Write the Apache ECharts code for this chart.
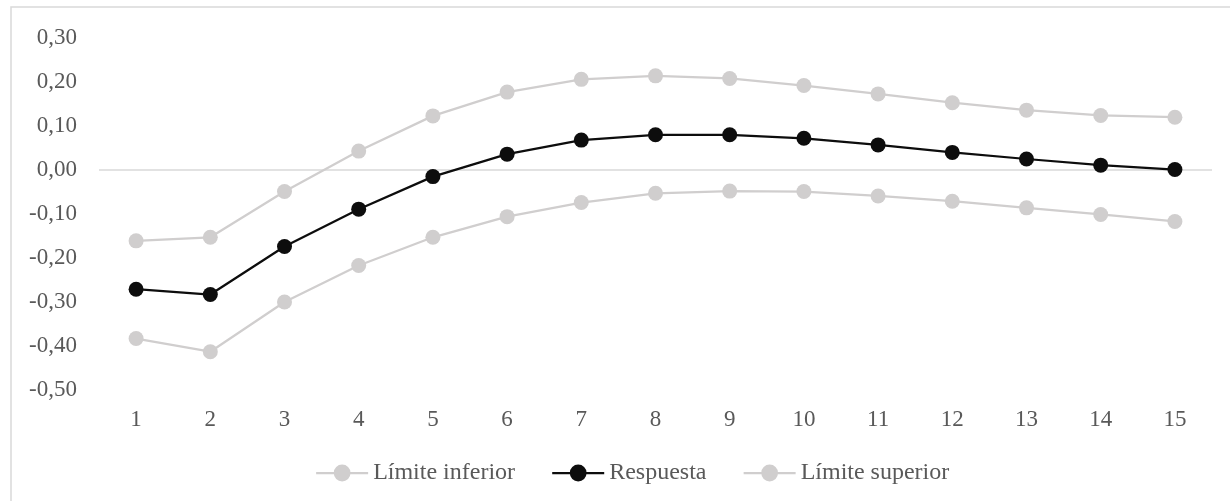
<!DOCTYPE html>
<html>
<head>
<meta charset="utf-8">
<script src="https://cdn.jsdelivr.net/npm/echarts@6/dist/echarts.min.js"></script>
<style>
  html, body { margin: 0; padding: 0; background: #ffffff; }
  #chart { width: 1230px; height: 501px; }
</style>
</head>
<body>
<div id="chart"></div>
<script>
const categories = ['1','2','3','4','5','6','7','8','9','10','11','12','13','14','15'];
const limiteInferior = [-0.383, -0.413, -0.300, -0.217, -0.153, -0.106, -0.074, -0.053, -0.048, -0.049, -0.059, -0.071, -0.086, -0.101, -0.117];
const respuesta = [-0.271, -0.283, -0.174, -0.089, -0.015, 0.036, 0.068, 0.080, 0.080, 0.072, 0.057, 0.040, 0.025, 0.011, 0.001];
const limiteSuperior = [-0.161, -0.153, -0.049, 0.043, 0.123, 0.177, 0.206, 0.214, 0.208, 0.192, 0.173, 0.153, 0.136, 0.124, 0.120];
const seriesNames = ['Límite inferior', 'Respuesta', 'Límite superior'];

const FONT = 'Liberation Serif';
const TXT = '#595959';
const GRAY = '#d0cece';
const BLACK = '#0d0d0d';

const chart = echarts.init(document.getElementById('chart'), null, { renderer: 'canvas' });
chart.setOption({
  animation: false,
  backgroundColor: '#ffffff',
  graphic: [{
    type: 'rect',
    shape: { x: 11, y: 7, width: 1260, height: 520 },
    style: { fill: 'none', stroke: '#d9d9d9', lineWidth: 1.5 },
    silent: true, z: -1
  }],
  grid: { left: 99, right: 18, top: 38, bottom: 111, containLabel: false },
  legend: {
    left: 315, top: 461, padding: 0,
    itemWidth: 52, itemHeight: 21, itemGap: 36,
    lineStyle: { width: 2.25 },
    textStyle: { fontFamily: FONT, fontSize: 24, color: TXT },
    data: seriesNames
  },
  xAxis: {
    type: 'category',
    data: categories,
    boundaryGap: true,
    axisLine: { show: false, onZero: false },
    axisTick: { show: false },
    axisLabel: { fontFamily: FONT, fontSize: 23, color: TXT, margin: 18 },
    splitLine: { show: false }
  },
  yAxis: {
    type: 'value',
    min: -0.5, max: 0.3, interval: 0.1,
    axisLine: { show: false },
    axisTick: { show: false },
    splitLine: { show: false },
    axisLabel: {
      fontFamily: FONT, fontSize: 23, color: TXT, margin: 22,
      formatter: v => v.toFixed(2).replace('.', ',')
    }
  },
  series: [
    {
      name: seriesNames[0], type: 'line', data: limiteInferior,
      symbol: 'circle', symbolSize: 15,
      itemStyle: { color: GRAY }, lineStyle: { color: GRAY, width: 2.25 },
      z: 2,
      markLine: {
        silent: true, symbol: ['none', 'none'], label: { show: false },
        lineStyle: { color: '#d9d9d9', width: 1.5, type: 'solid' },
        data: [{ yAxis: 0 }], z: 1
      }
    },
    {
      name: seriesNames[1], type: 'line', data: respuesta,
      symbol: 'circle', symbolSize: 15,
      itemStyle: { color: BLACK }, lineStyle: { color: BLACK, width: 2.25 },
      z: 4
    },
    {
      name: seriesNames[2], type: 'line', data: limiteSuperior,
      symbol: 'circle', symbolSize: 15,
      itemStyle: { color: GRAY }, lineStyle: { color: GRAY, width: 2.25 },
      z: 3
    }
  ]
});
</script>
</body>
</html>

┄┄┄┄┄┄┄┄┄┄┄┄┄┄┄┄┄┄┄┄

# WHAT IS ASKED:
Quote the material word for word, dropping any images it holds.

# OUTPUT OF THE TASK:
Write the Apache ECharts code for this chart.
<!DOCTYPE html>
<html>
<head>
<meta charset="utf-8">
<script src="https://cdn.jsdelivr.net/npm/echarts@6/dist/echarts.min.js"></script>
<style>
  html, body { margin: 0; padding: 0; background: #ffffff; }
  #chart { width: 1230px; height: 501px; }
</style>
</head>
<body>
<div id="chart"></div>
<script>
const categories = ['1','2','3','4','5','6','7','8','9','10','11','12','13','14','15'];
const limiteInferior = [-0.383, -0.413, -0.300, -0.217, -0.153, -0.106, -0.074, -0.053, -0.048, -0.049, -0.059, -0.071, -0.086, -0.101, -0.117];
const respuesta = [-0.271, -0.283, -0.174, -0.089, -0.015, 0.036, 0.068, 0.080, 0.080, 0.072, 0.057, 0.040, 0.025, 0.011, 0.001];
const limiteSuperior = [-0.161, -0.153, -0.049, 0.043, 0.123, 0.177, 0.206, 0.214, 0.208, 0.192, 0.173, 0.153, 0.136, 0.124, 0.120];
const seriesNames = ['Límite inferior', 'Respuesta', 'Límite superior'];

const FONT = 'Liberation Serif';
const TXT = '#595959';
const GRAY = '#d0cece';
const BLACK = '#0d0d0d';

const chart = echarts.init(document.getElementById('chart'), null, { renderer: 'canvas' });
chart.setOption({
  animation: false,
  backgroundColor: '#ffffff',
  graphic: [{
    type: 'rect',
    shape: { x: 11, y: 7, width: 1260, height: 520 },
    style: { fill: 'none', stroke: '#d9d9d9', lineWidth: 1.5 },
    silent: true, z: -1
  }],
  grid: { left: 99, right: 18, top: 38, bottom: 111, containLabel: false },
  legend: {
    left: 315, top: 461, padding: 0,
    itemWidth: 52, itemHeight: 21, itemGap: 36,
    lineStyle: { width: 2.25 },
    textStyle: { fontFamily: FONT, fontSize: 24, color: TXT },
    data: seriesNames
  },
  xAxis: {
    type: 'category',
    data: categories,
    boundaryGap: true,
    axisLine: { show: false, onZero: false },
    axisTick: { show: false },
    axisLabel: { fontFamily: FONT, fontSize: 23, color: TXT, margin: 18 },
    splitLine: { show: false }
  },
  yAxis: {
    type: 'value',
    min: -0.5, max: 0.3, interval: 0.1,
    axisLine: { show: false },
    axisTick: { show: false },
    splitLine: { show: false },
    axisLabel: {
      fontFamily: FONT, fontSize: 23, color: TXT, margin: 22,
      formatter: v => v.toFixed(2).replace('.', ',')
    }
  },
  series: [
    {
      name: seriesNames[0], type: 'line', data: limiteInferior,
      symbol: 'circle', symbolSize: 15,
      itemStyle: { color: GRAY }, lineStyle: { color: GRAY, width: 2.25 },
      z: 2,
      markLine: {
        silent: true, symbol: ['none', 'none'], label: { show: false },
        lineStyle: { color: '#d9d9d9', width: 1.5, type: 'solid' },
        data: [{ yAxis: 0 }], z: 1
      }
    },
    {
      name: seriesNames[1], type: 'line', data: respuesta,
      symbol: 'circle', symbolSize: 15,
      itemStyle: { color: BLACK }, lineStyle: { color: BLACK, width: 2.25 },
      z: 4
    },
    {
      name: seriesNames[2], type: 'line', data: limiteSuperior,
      symbol: 'circle', symbolSize: 15,
      itemStyle: { color: GRAY }, lineStyle: { color: GRAY, width: 2.25 },
      z: 3
    }
  ]
});
</script>
</body>
</html>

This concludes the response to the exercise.